A world of water voles
March 2016 – A World of Water Voles
The month of March has been choca block full of water vole. Work to improve a pump house on a watercourse managed by the Lower Medway Internal Drainage Board involved widening a drainage ditch which survey work had revealed held a small population of water vole. Due to the length of the channel trapping was the only option.
Working with Derek Gow Consultancy, traps were set along the channel and checked morning and evening for 15 days. After 5 days with no water vole signs the site was declared clear and the ditch banks were scraped of vegetation using a destructive bank technique overseen by ecologists.
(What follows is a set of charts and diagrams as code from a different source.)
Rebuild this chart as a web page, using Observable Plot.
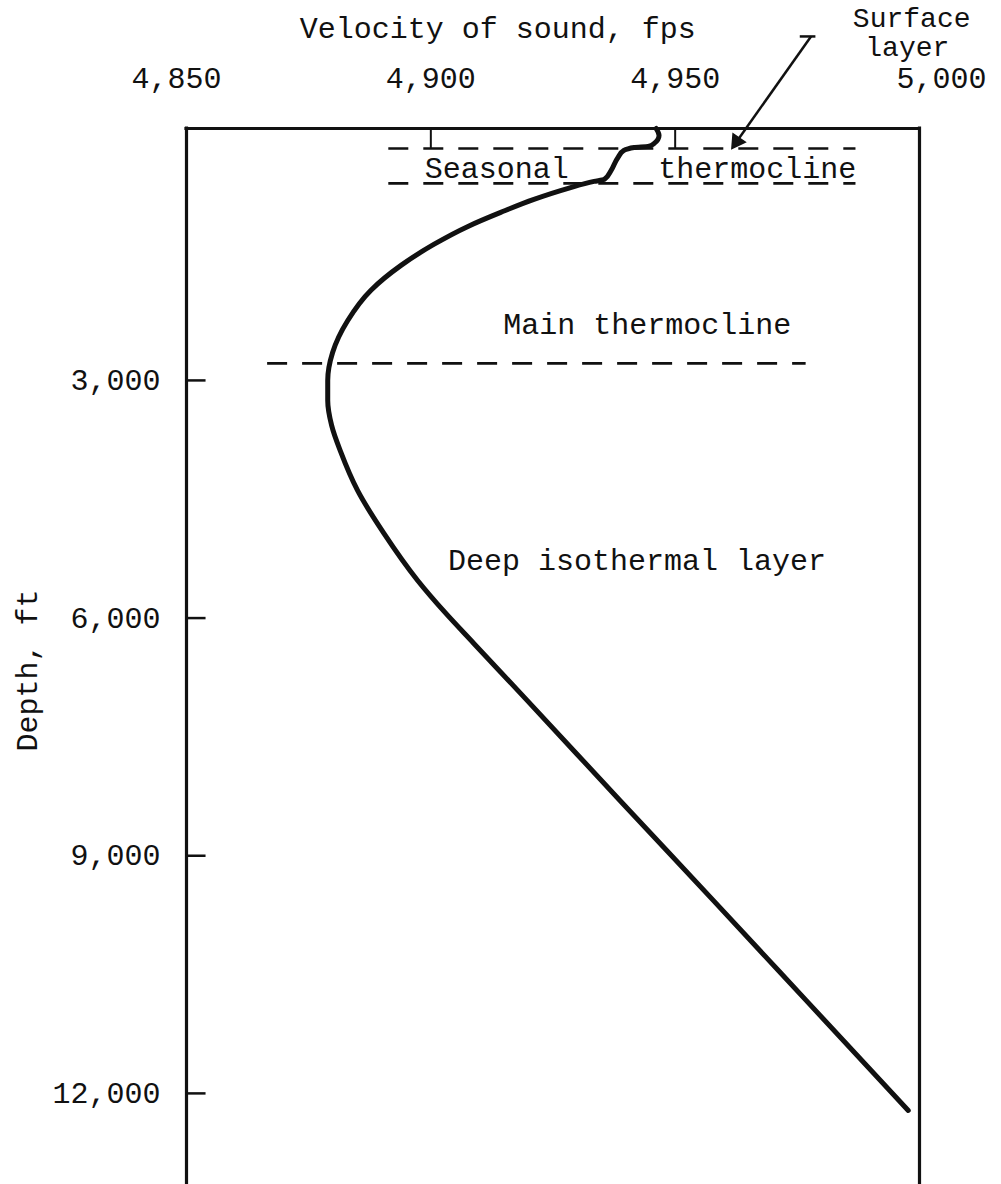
<!DOCTYPE html>
<html>
<head>
<meta charset="utf-8">
<script src="https://cdn.jsdelivr.net/npm/d3@7"></script>
<script src="https://cdn.jsdelivr.net/npm/@observablehq/plot@0.6"></script>
<style>
  html, body { margin: 0; padding: 0; background: #fff; }
  #chart svg { display: block; }
</style>
</head>
<body>
<div id="chart"></div>
<script>
// ---------- data ----------
const xDomain = [4850, 5000];          // velocity of sound, fps
const yDomain = [-180, 13150];         // depth, ft (frame top to page bottom)
const velocityTicks = [4850, 4900, 4950, 5000];
const depthTicks = [3000, 6000, 9000, 12000];

// sound-velocity profile
const profileVelocity = [4946.1, 4946.7, 4945.7, 4944.5, 4941.6, 4939.5, 4938.3, 4936.9, 4935.5, 4933.4,
  4928.1, 4921.1, 4914.3, 4907.6, 4900.6, 4893.9, 4887.7, 4883.0, 4879.9, 4878.9,
  4878.9, 4879.7, 4881.6, 4885.0, 4890.4, 4897.3, 4902.9, 4908.8, 4919.7, 4938.7,
  4957.8, 4976.8, 4997.7];
const profileDepth = [-180, -93, 8, 46, 59, 97, 185, 349, 463, 488,
  576, 715, 879, 1056, 1283, 1548, 1864, 2243, 2647, 3000,
  3252, 3568, 3909, 4389, 4931, 5525, 5929, 6320, 7039, 8302,
  9564, 10826, 12215];

// layer boundaries (dashed)
const boundaryDepth = [72, 513, 2785];
const boundaryFrom = [4891.4, 4891.4, 4866.6];
const boundaryTo = [4987.0, 4987.0, 4976.8];

// labels inside the frame
const labelText = ["Seasonal", "thermocline", "Main thermocline", "Deep isothermal layer"];
const labelVelocity = [4913.5, 4966.8, 4944.3, 4942.2];
const labelDepth = [318, 318, 2293, 5272];

// labels outside the frame
const titleText = "Velocity of sound, fps";
const titleVelocity = 4913.7;
const titleDepth = -1443;
const surfaceText = ["Surface", "layer"];
const surfaceVelocity = [4998.4, 4997.5];
const surfaceDepth = [-1570, -1203];

const tickLabelDepth = -812;
const yTitle = "Depth, ft";
const yTitleVelocity = 4817.4;
const yTitleDepth = 6661;

// pointer from "Surface layer"
const pointerVelocity = [4977.8, 4962.6];
const pointerDepth = [-1342, -16];
const hookVelocity = [4975.6, 4978.8];
const pointerTipVelocity = [4962.6];
const pointerTipDepth = [-16];

const xTickEndDepth = 72;
const yTickLength = 4; // in fps units

// ---------- tables ----------
const profile = profileVelocity.map((v, i) => ({v, d: profileDepth[i]}));
const boundaries = boundaryDepth.map((d, i) => ({d, x1: boundaryFrom[i], x2: boundaryTo[i]}));
const labels = labelText.map((t, i) => ({t, v: labelVelocity[i], d: labelDepth[i]}));
const surface = surfaceText.map((t, i) => ({t, v: surfaceVelocity[i], d: surfaceDepth[i]}));
const tip = pointerTipVelocity.map((v, i) => ({v, d: pointerTipDepth[i]}));
const fmt = d3.format(",");
const FONT = "'Liberation Mono', 'Courier New', monospace";
const INK = "#111";
const txt = {fontSize: 30, fontFamily: FONT, fill: INK};

const chart = Plot.plot({
  width: 1001,
  height: 1184,
  marginTop: 128,
  marginBottom: 0,
  marginLeft: 186,
  marginRight: 82,
  style: {background: "#fff", color: INK, fontFamily: FONT, fontSize: "30px", overflow: "visible"},
  x: {domain: xDomain, axis: null},
  y: {domain: yDomain, reverse: true, axis: null},
  marks: [
    // frame (top, left, right)
    Plot.ruleY([yDomain[0]], {x1: xDomain[0], x2: xDomain[1], stroke: INK, strokeWidth: 3.2, strokeLinecap: "square"}),
    Plot.ruleX(xDomain, {y1: yDomain[0], y2: yDomain[1], stroke: INK, strokeWidth: 3.2, strokeLinecap: "square"}),
    // inward ticks
    Plot.ruleX(velocityTicks.slice(1, 3), {y1: yDomain[0], y2: xTickEndDepth, stroke: INK, strokeWidth: 2}),
    Plot.ruleY(depthTicks, {x1: xDomain[0], x2: xDomain[0] + yTickLength, stroke: INK, strokeWidth: 2.5}),
    // tick labels (end labels typed slightly off the frame corners)
    Plot.text(velocityTicks.slice(0, 1), {x: d => d, y: () => tickLabelDepth, text: d => fmt(d), dx: -10, ...txt}),
    Plot.text(velocityTicks.slice(1, 3), {x: d => d, y: () => tickLabelDepth, text: d => fmt(d), ...txt}),
    Plot.text(velocityTicks.slice(3), {x: d => d, y: () => tickLabelDepth, text: d => fmt(d), dx: 22, ...txt}),
    Plot.text(depthTicks, {x: () => xDomain[0], y: d => d, text: d => fmt(d), dx: -26, textAnchor: "end", ...txt}),
    // axis titles & outer labels
    Plot.text([titleText], {x: () => titleVelocity, y: () => titleDepth, text: d => d, ...txt}),
    Plot.text(surface, {x: "v", y: "d", text: "t", ...txt, fontSize: 28}),
    Plot.text([yTitle], {x: () => yTitleVelocity, y: () => yTitleDepth, text: d => d, rotate: -90, ...txt}),
    // layer boundaries
    Plot.ruleY(boundaries, {y: "d", x1: "x1", x2: "x2", stroke: INK, strokeWidth: 2.6, strokeDasharray: "20,15"}),
    // layer labels
    Plot.text(labels, {x: "v", y: "d", text: "t", ...txt}),
    // pointer
    Plot.ruleY([pointerDepth[0]], {x1: hookVelocity[0], x2: hookVelocity[1], stroke: INK, strokeWidth: 2.5}),
    Plot.link([0], {x1: () => pointerVelocity[0], y1: () => pointerDepth[0], x2: () => pointerVelocity[1], y2: () => pointerDepth[1], stroke: INK, strokeWidth: 2.5}),
    Plot.dot(tip, {x: "v", y: "d", symbol: "triangle", r: 5.5, fill: INK, stroke: INK, rotate: 214.6}),
    // profile curve
    Plot.line(profile, {x: "v", y: "d", curve: "monotone-y", stroke: INK, strokeWidth: 5, strokeLinecap: "round", strokeLinejoin: "round"})
  ]
});
document.getElementById("chart").appendChild(chart);
</script>
</body>
</html>
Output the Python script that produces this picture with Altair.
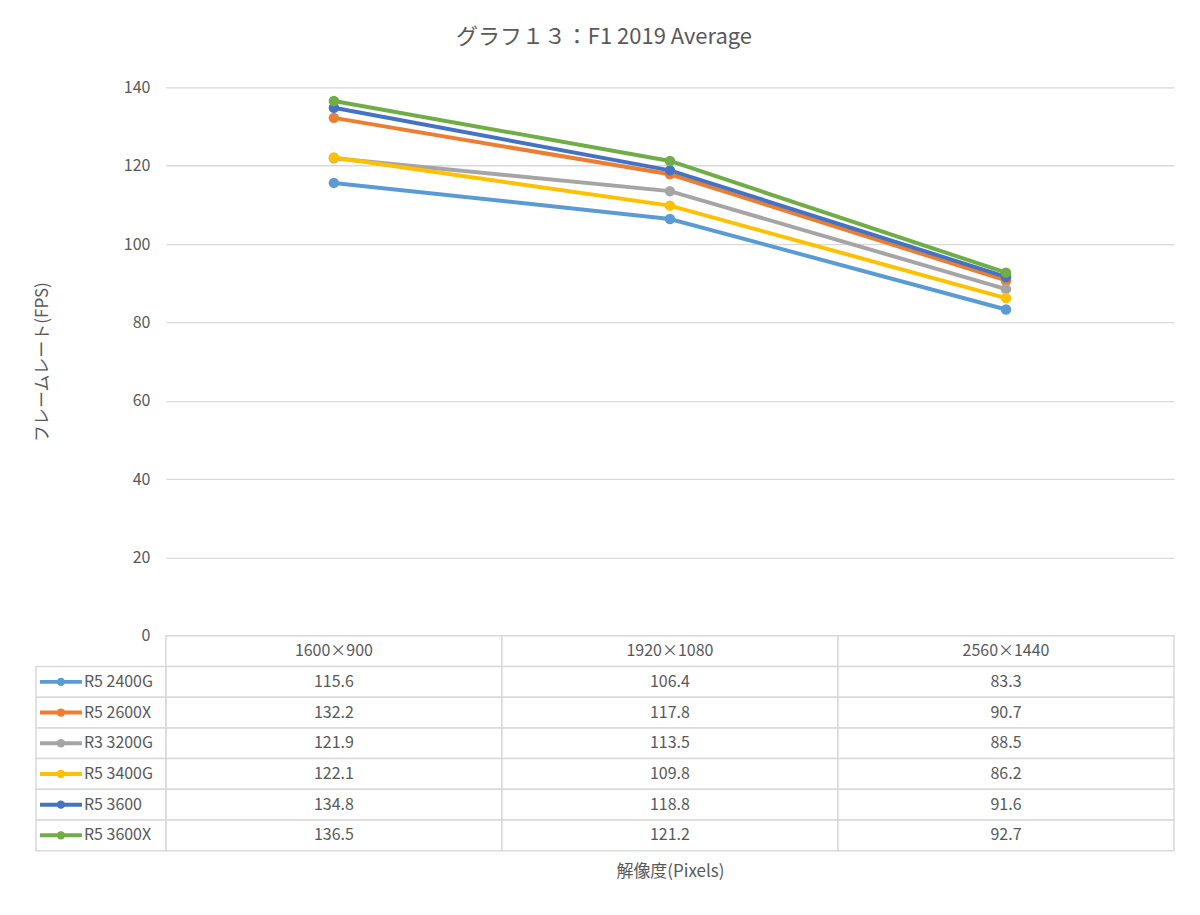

Legislation involving water voles has recently been reviewed. Where only small sections of bank are to be effected by works then displacement is sometime a better option than trapping. This involves strimming banks to bare earth in order to encourage voles to move to new territories. Until recently their was much uncertainty about the success of this technique and it was used widely and at varying times of years as a cheaper and less invasive option to trapping. Under Natural England’s new guidelines it will be necessary to hold a displacement licence to carry out this technique and work will only be able to take place during the early spring.
The new guidelines provide welcome clarification for a practice which was previously open to interpretation and the emphasis on an overall conservation benefit from the work should hopefully make it harder for developers to destroy quality habitats and replace it with inadequate and overstocked translocation sites. More work needs to be done with follow up monitoring to ensure translocation does not result in a net loss of protected species.
To ensure we are up to date with procedure we finished the month with staff training in water vole handling techniques at Wildwood in Kent.